Chau uses elements collected from nature as architectural components in his work. He creates what he refers to as “multiplicity to infinity,” using a modular, repetitious strategy. His installations are powerful due to the accumulation of repeated elements, often resulting in a meditative response by the viewer. Chau manipulates clay using various techniques, including slip casting and press molding. In addition to the ceramic pieces, he creates pigment and silkscreen prints and works in bronze and other media.
Chau is a born caregiver, taking his father off Western medication and replacing it with smoothies containing berries, turmeric, and vegetables from his garden. He also supports two elderly aunts, one in Vietnam, who has since passed, and another in Hong Kong. “It’s just the cycle of life,” Chau said. “You plant seeds; they grow, die, and bear more seeds. That is how my grandfather explained the war to me.”

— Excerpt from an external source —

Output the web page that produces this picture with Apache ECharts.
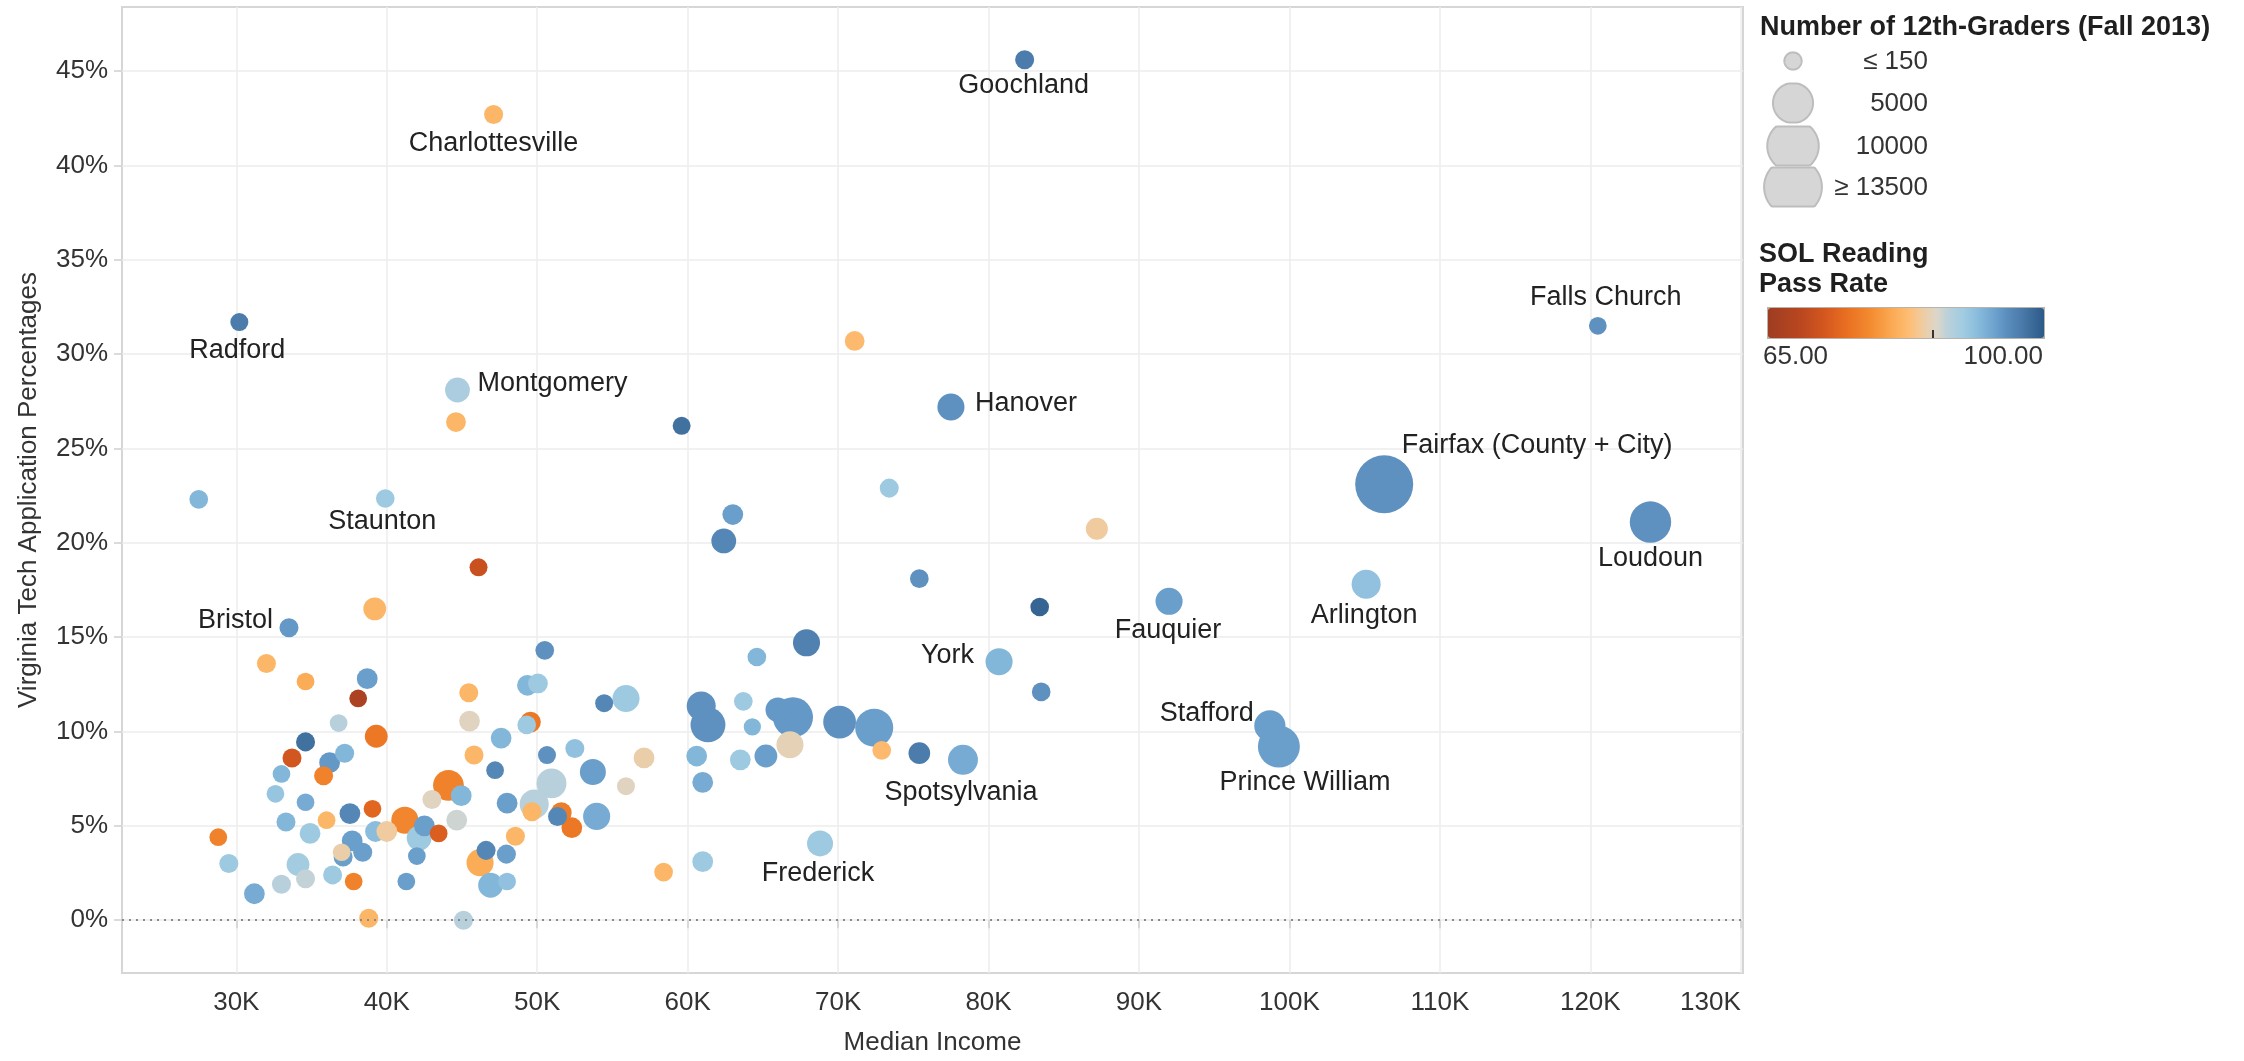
<!DOCTYPE html>
<html><head><meta charset="utf-8">
<script src="https://cdn.jsdelivr.net/npm/echarts@6/dist/echarts.min.js"></script>
<style>html,body{margin:0;padding:0;background:#fff}#c{width:2244px;height:1061px}</style>
</head><body><div id="c"></div>
<script>
// ---------------- DATA ----------------
const names = ['Goochland','Charlottesville','Radford','Montgomery','','','','Staunton','','Hanover',
'','','','','Falls Church','Fairfax (County + City)','Loudoun','Arlington','','',
'Fauquier','York','','','','','Spotsylvania','Stafford','Prince William','',
'','','','','','','','','','',
'','','','','','','','','','',
'Frederick','','','','','','','','','',
'','','','','','','','','','',
'','','','','','','Bristol','','','',
'','','','','','','','','','',
'','','','','','','','','','',
'','','','','','','','','','',
'','','','','','','','','','',
'','','','',''];
const income = [82400,47100,30200,44700,44600,59600,27500,39900,71100,77500,
73400,63000,62400,87200,120500,106300,124000,105100,75400,83400,
92000,80700,83500,72400,72900,75400,78300,98700,99300,67900,
64600,50500,49350,50050,54450,55900,49550,49300,60900,61350,
63700,64300,66000,67000,70100,66800,60600,63500,65200,61000,
68800,61000,58400,57100,55900,50650,52500,53700,50950,49800,
49650,51600,51350,52300,53950,48550,48000,46600,47950,46200,
46900,48000,41300,45100,46100,39200,33500,32000,34600,38700,
38100,36800,39300,34600,33700,36200,37200,33000,35800,32600,
34600,37550,39050,36000,33300,34900,28800,37700,38400,37000,
37100,39250,40000,41200,42500,42150,43450,42000,44100,44950,
43000,44650,45450,45500,45800,47600,47200,29500,31200,33000,
34100,34600,36400,37800,38800];
const appPct = [45.6,42.7,31.7,28.1,26.4,26.2,22.3,22.35,30.7,27.2,
22.9,21.5,20.1,20.75,31.5,23.1,21.1,17.8,18.1,16.6,
16.9,13.7,12.1,10.2,9.0,8.85,8.5,10.3,9.2,14.7,
13.95,14.3,12.45,12.55,11.5,11.75,10.5,10.35,11.35,10.35,
11.6,10.25,11.15,10.75,10.5,9.3,8.7,8.5,8.7,7.3,
4.07,3.1,2.55,8.6,7.1,8.75,9.1,7.85,7.25,6.15,
5.75,5.7,5.5,4.9,5.5,4.45,6.2,3.7,3.5,3.05,
1.85,2.05,2.05,0.0,18.7,16.5,15.5,13.6,12.65,12.8,
11.75,10.45,9.75,9.45,8.6,8.35,8.85,7.75,7.65,6.7,
6.25,5.65,5.9,5.3,5.2,4.6,4.4,4.2,3.6,3.6,
3.35,4.7,4.7,5.3,5.0,4.35,4.6,3.4,7.15,6.6,
6.4,5.3,12.05,10.55,8.75,9.65,7.95,3.0,1.4,1.9,
2.95,2.2,2.4,2.05,0.1];
const seniors = [280,280,200,1000,350,200,250,250,350,1400,
280,450,1000,600,180,13600,5500,1800,250,250,
1400,1400,250,4300,250,550,2000,2300,5700,1400,
250,250,450,350,200,1400,450,250,1800,3300,
250,150,1000,5000,2700,1400,450,450,700,450,
1200,450,250,450,200,200,280,1200,2000,1800,
280,450,280,450,1400,280,450,280,280,1400,
1000,180,180,280,200,700,280,280,180,450,
180,180,700,280,280,450,280,180,280,180,
180,450,180,180,280,450,180,450,280,180,
280,450,450,1400,450,1000,180,180,2200,450,
280,450,280,450,280,450,180,280,450,280,
700,280,280,180,280];
const solPass = [97,82,97,89,82,98,92,90,82.5,95,
90,94,96,84.5,95,95,95,91,95,99,
94,92,95,94,82.5,97,93,94,94,96.5,
92,95,92,90,96,90,76,90,95,95,
90,92,94.5,94.5,95,85.5,92,90,94,93,
90,90,82,85,86,95,91,94,88,88,
82,76.5,96,76,93,82,94,96,94,81,
92,91,94,88,71,82,94.5,82,81,94,
67,88,76,98,72,94.5,92,92,77,90.5,
93,96,74,82,92,90,77,94,94,85,
94,91.5,84.5,77.5,94,90,73,94,77,92,
86,87,82,86,82,92,96,90,93,88,
89.5,87.5,90,77,82];

const xTicks = [30000,40000,50000,60000,70000,80000,90000,100000,110000,120000,130000];
const yTicks = [0,5,10,15,20,25,30,35,40,45];
const sizeLegendValues = [150, 5000, 10000, 13500];
const sizeLegendLabels = ['\u2264 150', '5000', '10000', '\u2265 13500'];
const passRange = [65, 100];
const passRangeLabels = ['65.00', '100.00'];

// ---------------- STYLE ----------------
const FONT = 'Liberation Sans, Arial, sans-serif';
const sizeOf = n => 12.5 + 0.39 * Math.sqrt(n);
const colorStops = [
  [65,'#9e3d22'],[69,'#b8461f'],[72,'#d2561f'],[75,'#e96f21'],[78,'#f38b30'],
  [81,'#fbac57'],[83,'#fdbf77'],[84.5,'#efcb9f'],[86.4,'#dcd6ca'],[88,'#b7d0dc'],
  [90,'#9ecae1'],[92,'#83b7da'],[94,'#6a9fcb'],[95,'#5e91c0'],[97,'#4b7cab'],[100,'#2c5a88']
];
function hex2rgb(h){return [1,3,5].map(i=>parseInt(h.substr(i,2),16));}
function colorAt(v){
  for(let i=0;i<colorStops.length-1;i++){
    const [a,ca]=colorStops[i],[b,cb]=colorStops[i+1];
    if(v<=b){const t=(v-a)/(b-a);const A=hex2rgb(ca),B=hex2rgb(cb);
      return 'rgb('+A.map((x,k)=>Math.round(x+(B[k]-x)*t)).join(',')+')';}
  }
  return colorStops[colorStops.length-1][1];
}
const rampColors=[];
for(let v=passRange[0]; v<=passRange[1]+1e-9; v+=0.5) rampColors.push(colorAt(v));

// label anchor offset from the mark centre (px), and text alignment
const labelCfg = {
  'Goochland':{dx:-1,dy:26,align:'center'},
  'Charlottesville':{dx:0,dy:29,align:'center'},
  'Radford':{dx:-2,dy:28,align:'center'},
  'Montgomery':{dx:20,dy:-6,align:'left'},
  'Staunton':{dx:-3,dy:23,align:'center'},
  'Bristol':{dx:-16,dy:-7,align:'right'},
  'Hanover':{dx:24,dy:-3,align:'left'},
  'Falls Church':{dx:8,dy:-28,align:'center'},
  'Fairfax (County + City)':{dx:153,dy:-39,align:'center'},
  'Loudoun':{dx:0,dy:36,align:'center'},
  'Arlington':{dx:-2,dy:31,align:'center'},
  'Fauquier':{dx:-1,dy:29,align:'center'},
  'York':{dx:-25,dy:-6,align:'right'},
  'Stafford':{dx:-16,dy:-12,align:'right'},
  'Prince William':{dx:26,dy:36,align:'center'},
  'Spotsylvania':{dx:-2,dy:33,align:'center'},
  'Frederick':{dx:-2,dy:30,align:'center'}
};

const pts = income.map((x,i)=>({i, x, y:appPct[i], n:seniors[i], p:solPass[i], name:names[i]}));
pts.sort((a,b)=>b.n-a.n);
const seriesData = pts.map(d=>{
  const item={name:d.name, value:[d.x,d.y,d.n,d.p]};
  const c=labelCfg[d.name];
  if(d.name && c){
    const half=sizeOf(d.n)/2;
    item.label={show:true,formatter:'{b}',color:'#222',fontSize:27,fontFamily:FONT,
      position:[half+c.dx, half+c.dy],align:c.align,verticalAlign:'middle'};
  }
  return item;
});

// size legend (circles clipped to their rows, like the reference)
function clippedCircle(cx,cy,r,h){
  const p=[];
  for(let k=0;k<96;k++){
    const t=k/96*Math.PI*2;
    let x=cx+r*Math.cos(t), y=cy+r*Math.sin(t);
    if(y<cy-h){y=cy-h;} if(y>cy+h){y=cy+h;}
    p.push([x,y]);
  }
  return p;
}
const rowY=[61,103,146,187];
const graphics=[
  {type:'text',x:1760,y:28,style:{text:'Number of 12th-Graders (Fall 2013)',font:'bold 27px '+FONT,fill:'#1f1f1f',align:'left',verticalAlign:'middle'}},
  {type:'text',x:1759,y:255,style:{text:'SOL Reading',font:'bold 27px '+FONT,fill:'#1f1f1f',align:'left',verticalAlign:'middle'}},
  {type:'text',x:1759,y:285,style:{text:'Pass Rate',font:'bold 27px '+FONT,fill:'#1f1f1f',align:'left',verticalAlign:'middle'}},
  {type:'text',x:1763,y:357,style:{text:passRangeLabels[0],font:'26px '+FONT,fill:'#333',align:'left',verticalAlign:'middle'}},
  {type:'text',x:2043,y:357,style:{text:passRangeLabels[1],font:'26px '+FONT,fill:'#333',align:'right',verticalAlign:'middle'}},
  {type:'line',shape:{x1:1933,y1:330,x2:1933,y2:338},style:{stroke:'#333',lineWidth:2},z:100}
];
sizeLegendValues.forEach((v,k)=>{
  const r=sizeOf(v)/2;
  graphics.push({type:'polygon',shape:{points:clippedCircle(1793,rowY[k],r,19.5)},style:{fill:'#d6d6d6',stroke:'#bdbdbd',lineWidth:2}});
  graphics.push({type:'text',x:1928,y:rowY[k]+1,style:{text:sizeLegendLabels[k],font:'26px '+FONT,fill:'#333',align:'right',verticalAlign:'middle'}});
});

const chart = echarts.init(document.getElementById('c'));
chart.setOption({
  animation:false,
  backgroundColor:'#fff',
  grid:{left:122,top:7,right:501,bottom:75,show:true,borderColor:'#d6d6d6',borderWidth:2,containLabel:false},
  xAxis:{type:'value',min:22400,max:130150,
    name:'Median Income',nameLocation:'middle',nameGap:57,
    nameTextStyle:{fontSize:26,color:'#333',fontFamily:FONT},
    axisLine:{show:false},
    axisTick:{show:true,length:8,customValues:xTicks,lineStyle:{color:'#cfcfcf',width:1.5}},
    axisLabel:{customValues:xTicks,formatter:v=>(v/1000)+'K',fontSize:26,color:'#333',fontFamily:FONT,margin:17,alignMaxLabel:'right'},
    splitLine:{show:true,lineStyle:{color:'#ececec',width:1.5}}},
  yAxis:{type:'value',min:-2.8,max:48.4,
    name:'Virginia Tech Application Percentages',nameLocation:'middle',nameGap:80,nameRotate:90,
    nameTextStyle:{fontSize:26,color:'#333',fontFamily:FONT},
    axisLine:{show:false},
    axisTick:{show:true,length:8,customValues:yTicks,lineStyle:{color:'#cfcfcf',width:1.5}},
    axisLabel:{customValues:yTicks,formatter:v=>v+'%',fontSize:26,color:'#333',fontFamily:FONT,margin:14},
    splitLine:{show:true,lineStyle:{color:'#ececec',width:1.5}}},
  visualMap:{type:'continuous',min:passRange[0],max:passRange[1],dimension:3,seriesIndex:0,
    orient:'horizontal',left:1767,top:307,itemWidth:30,itemHeight:276,calculable:false,
    padding:0,borderColor:'#b9b4ab',borderWidth:2,hoverLink:false,
    inRange:{color:rampColors}},
  graphic:graphics,
  series:[{type:'scatter',data:seriesData,
    symbolSize:v=>sizeOf(v[2]),
    itemStyle:{opacity:1},
    emphasis:{disabled:true},
    markLine:{silent:true,symbol:['none','none'],label:{show:false},
      lineStyle:{type:[2,5],color:'#8a8a8a',width:2},data:[{yAxis:0}]},
    z:2}]
});
</script></body></html>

Despite his full-time job, Chau finds time to create work in the studio while supporting other artists. Recently, he conducted a workshop at the Glaze Ceramics Studio in Dallas and taught a class at the Meadows Museum. He is bringing a Nigerian woman artist and a Turkish professor to Goldmark, and he is working on two commissioned pieces—one for the Utah Museum of Contemporary Art and the other for Erin Cluley Gallery.
In early 2024, Chau’s career was recognized in a 25-year retrospective, The Silence That Speaks, at Texas A&M University-Commerce. Gallery director Christine Blackhurst wrote that “Du Chau is characterized by his gentle demeanor, kindness, creativity, hardworking nature, and generosity in all aspects of his life.”
In the exhibition catalogue, Chau wrote, “My mother taught me a valuable lesson that has stayed with me through life: we may lose everything, but as long as we are willing to work with our hands, hope will never be lost … This gives me hope that we can always find a way to rebuild and thrive, no matter the circumstances.”